I have a file in JSON Lines format with the following content:

[1, "James", 21, "M", "2016-04-07 10:25:09"]
[2, "Liz", 25, "F", "2017-05-07 20:25:09"]
...

Each line is a JSON array string, and the types of fields are: integer、string、integer、string、string. How to convert it to a DataFrame with the following schema?

root
 |-- id: integer (nullable = true)
 |-- name: string (nullable = true)
 |-- age: integer (nullable = true)
 |-- gender: string (nullable = true)
 |-- time: string (nullable = true)

On the contrary, if I have a DataFrame with the above schema, how to generate a file like the above JSON Lines format?

ZygD
  • 22,092
  • 39
  • 79
  • 102
will.wang
  • 21
  • 2
  • Can you please complete the JSON file format and your expected dataframe? since the data provided is not a proper JSON file... need to check the complete JSON file.. – Nikhil Suthar Dec 07 '21 at 06:09

1 Answers1

0

Assuming your file does not have headers line, this is one way to create a df from your file.

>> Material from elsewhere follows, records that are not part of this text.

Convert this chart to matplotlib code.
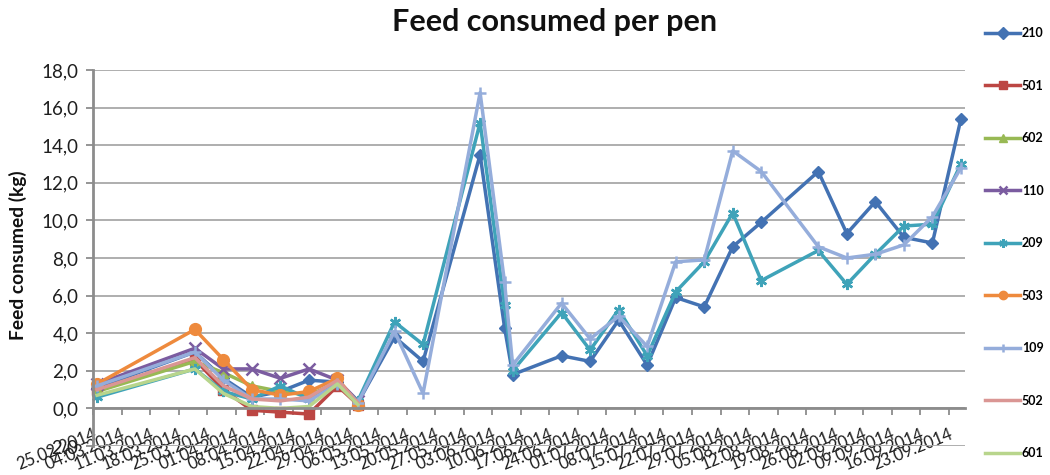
import matplotlib
matplotlib.use('Agg')
import matplotlib.pyplot as plt
from matplotlib.ticker import FuncFormatter, MultipleLocator
import numpy as np
import pandas as pd

plt.rcParams['font.family'] = ['Lato', 'DejaVu Sans']

# ---- data ----
dates = ['2014-02-26', '2014-03-22', '2014-03-29', '2014-04-05', '2014-04-12',
         '2014-04-19', '2014-04-26', '2014-05-01', '2014-05-10', '2014-05-17',
         '2014-05-31', '2014-06-06', '2014-06-08', '2014-06-20', '2014-06-27',
         '2014-07-04', '2014-07-11', '2014-07-18', '2014-07-25', '2014-08-01',
         '2014-08-08', '2014-08-22', '2014-08-29', '2014-09-05', '2014-09-12',
         '2014-09-19', '2014-09-26']

s210 = [1.1, 3.0, 1.6, 0.6, 0.9, 1.5, 1.4, 0.3, 3.8, 2.5, 13.5, 4.3, 1.8, 2.8,
        2.5, 4.7, 2.3, 5.9, 5.4, 8.6, 9.9, 12.6, 9.3, 11.0, 9.1, 8.8, 15.4]
s501 = [1.0, 2.6, 1.0, -0.1, -0.2, -0.3, 1.2, 0.2]
s602 = [0.9, 2.5, 1.9, 1.2, 0.9, 0.7, 1.4, 0.3]
s110 = [1.3, 3.2, 2.1, 2.1, 1.6, 2.1, 1.5, 0.4]
s209 = [0.6, 2.1, 0.9, 0.5, 1.2, 0.5, 1.3, 0.4, 4.6, 3.4, 15.2, 5.5, 2.0, 5.1,
        3.1, 5.25, 2.8, 6.2, 7.8, 10.4, 6.8, 8.4, 6.6, 8.2, 9.7, 9.8, 13.0]
s503 = [1.3, 4.2, 2.6, 1.0, 0.7, 0.9, 1.6, 0.2]
s109 = [1.2, 3.0, 1.5, 0.5, 0.5, 0.4, 1.3, 0.3, 4.1, 0.8, 16.8, 6.7, 2.3, 5.6,
        3.7, 4.9, 3.3, 7.8, 7.9, 13.7, 12.6, 8.6, 8.0, 8.2, 8.7, 10.2, 12.8]
s502 = [1.0, 2.7, 1.2, 0.5, 0.4, 0.6, 1.5, 0.3]
s601 = [0.7, 2.1, 0.8, 0.1, 0.0, 0.1, 1.3, 0.2]

series_names = ['210', '501', '602', '110', '209', '503', '109', '502', '601']
series_values = [s210, s501, s602, s110, s209, s503, s109, s502, s601]

tick_start = '2014-02-25'
tick_end = '2014-09-23'
x_max = '2014-09-27'

# ---- styles ----
colors = ['#4372B3', '#BC4643', '#98B954', '#7B5CA0', '#3FA3B9', '#EE8A3D',
          '#95ADDB', '#DA9694', '#B8D58C']
markers = ['D', 's', '^', 'x', (6, 2, 0), 'o', '+', None, None]
msizes = [6.5, 6.5, 6.5, 8, 8, 8.5, 9, 0, 0]

fig = plt.figure(figsize=(10.5, 4.75), dpi=100)
ax = fig.add_axes([93 / 1050, 1 - 446 / 475, (965 - 93) / 1050, (446 - 70) / 475])

# spine position first (it resets ticks)
for s in ('top', 'right'):
    ax.spines[s].set_visible(False)
ax.spines['bottom'].set_position(('data', 0))
for s in ('left', 'bottom'):
    ax.spines[s].set_color('#8C8C8C')
    ax.spines[s].set_linewidth(2)

x = pd.to_datetime(dates)
for name, vals, c, m, ms in zip(series_names, series_values, colors, markers, msizes):
    y = np.full(len(x), np.nan)
    y[:len(vals)] = vals
    ax.plot(x, y, color=c, lw=2.5, marker=m, markersize=ms,
            markeredgewidth=1.8 if m in ('x', '+', (6, 2, 0)) else 1.0,
            markeredgecolor=c, markerfacecolor=c, label=name,
            solid_joinstyle='round', clip_on=False)

ax.set_ylim(-2, 18)
ax.yaxis.set_major_locator(MultipleLocator(2))
ax.yaxis.set_major_formatter(FuncFormatter(lambda v, p: f'{v:.1f}'.replace('.', ',')))
ax.set_xlim(pd.Timestamp(tick_start), pd.Timestamp(x_max))
ticks = pd.date_range(tick_start, tick_end, freq='7D')
ax.set_xticks(ticks)
ax.set_xticklabels([t.strftime('%d.%m.%Y') for t in ticks])

ax.grid(axis='y', color='#A8A8A8', lw=1.3)
ax.set_axisbelow(True)
ax.tick_params(axis='both', colors='#8C8C8C', length=5, width=1.3, direction='out')
ax.tick_params(axis='y', labelcolor='#1E1E1E', labelsize=13.5, pad=5.5)
ax.tick_params(axis='x', labelcolor='#1E1E1E', pad=7.5, labelsize=12)
for lbl in ax.get_xticklabels():
    lbl.set_rotation(22)
    lbl.set_ha('right')
    lbl.set_va('top')
    lbl.set_rotation_mode('anchor')

fig.text(555 / 1050, 1 - 22 / 475, 'Feed consumed per pen', ha='center', va='center',
         fontsize=22, fontweight='bold', color='#111111')
fig.text(18 / 1050, 1 - 255 / 475, 'Feed consumed (kg)', ha='center', va='center',
         rotation=90, fontsize=13.8, fontweight='bold', color='#111111')

leg = fig.legend(loc='upper left', bbox_to_anchor=(980 / 1050, 1 - 22 / 475),
                 frameon=False, handlelength=2.8, handletextpad=0.15,
                 labelspacing=3.24, numpoints=1, borderaxespad=0,
                 prop={'size': 9, 'weight': 'bold'})
for h in leg.legend_handles:
    h.set_markersize(6)

fig.savefig('out.png', dpi=100)
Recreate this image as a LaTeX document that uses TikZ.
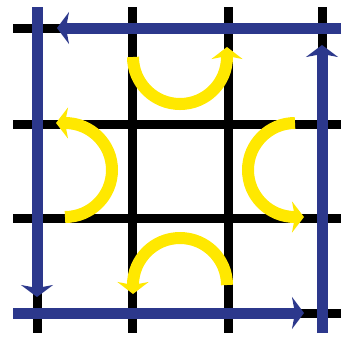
\documentclass[tikz,border=0pt]{standalone}
\usetikzlibrary{arrows.meta}

\definecolor{laneblue}{RGB}{44,56,140}
\definecolor{turnyellow}{RGB}{255,232,0}

\begin{document}
\begin{tikzpicture}[
    x=1pt, y=-1pt,
    gridline/.style={draw=black, line width=9pt},
    lane/.style={draw=laneblue, line width=11pt, -{Stealth[length=12pt, width=32pt, inset=3pt]}},
    turn/.style={draw=turnyellow, line width=12pt, -{Stealth[length=12pt, width=31pt, inset=3pt]}}
]
\useasboundingbox (0,0) rectangle (342,338);

% Street grid
\foreach \x in {37,132,228,322}
    \draw[gridline] (\x,7) -- (\x,333);
\foreach \y in {28,124,218,313}
    \draw[gridline] (13,\y) -- (341,\y);

% Outer ring of lanes
\coordinate (ne) at (341,28);
\coordinate (nw) at (37,7);
\coordinate (sw) at (13,313);
\coordinate (se) at (322,333);
\draw[lane] (ne) -- (57,28);
\draw[lane] (nw) -- (37,297);
\draw[lane] (sw) -- (304,313);
\draw[lane] (se) -- (322,45);

% U-turns round the centre block
\coordinate (topturn) at (133,57);
\coordinate (leftturn) at (65,217);
\coordinate (rightturn) at (295,123);
\coordinate (bottomturn) at (227,285);
\draw[turn] (topturn) arc[start angle=180, end angle=0, radius=47] -- ++(0,-10);
\draw[turn] (leftturn) arc[start angle=90, end angle=-90, radius=47] -- ++(-9,0);
\draw[turn] (rightturn) arc[start angle=270, end angle=90, radius=47] -- ++(9,0);
\draw[turn] (bottomturn) arc[start angle=0, end angle=-180, radius=47] -- ++(0,9);

\end{tikzpicture}
\end{document}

But I'd expect there was be a better option.

df = spark.read.text("file_jsonlines")
c = F.split(F.regexp_extract('value', '\[(.*)\]', 1), ',')
df = df.select(
    c[0].cast('int').alias('id'),
    c[1].alias('name'),
    c[2].cast('int').alias('age'),
    c[3].alias('gender'),
    c[4].alias('time'),
)
+---+--------+---+------+----------------------+
|id |name    |age|gender|time                  |
+---+--------+---+------+----------------------+
|1  | "James"|21 | "M"  | "2016-04-07 10:25:09"|
|2  | "Liz"  |25 | "F"  | "2017-05-07 20:25:09"|
+---+--------+---+------+----------------------+

root
 |-- id: integer (nullable = true)
 |-- name: string (nullable = true)
 |-- age: integer (nullable = true)
 |-- gender: string (nullable = true)
 |-- time: string (nullable = true)
ZygD
  • 22,092
  • 39
  • 79
  • 102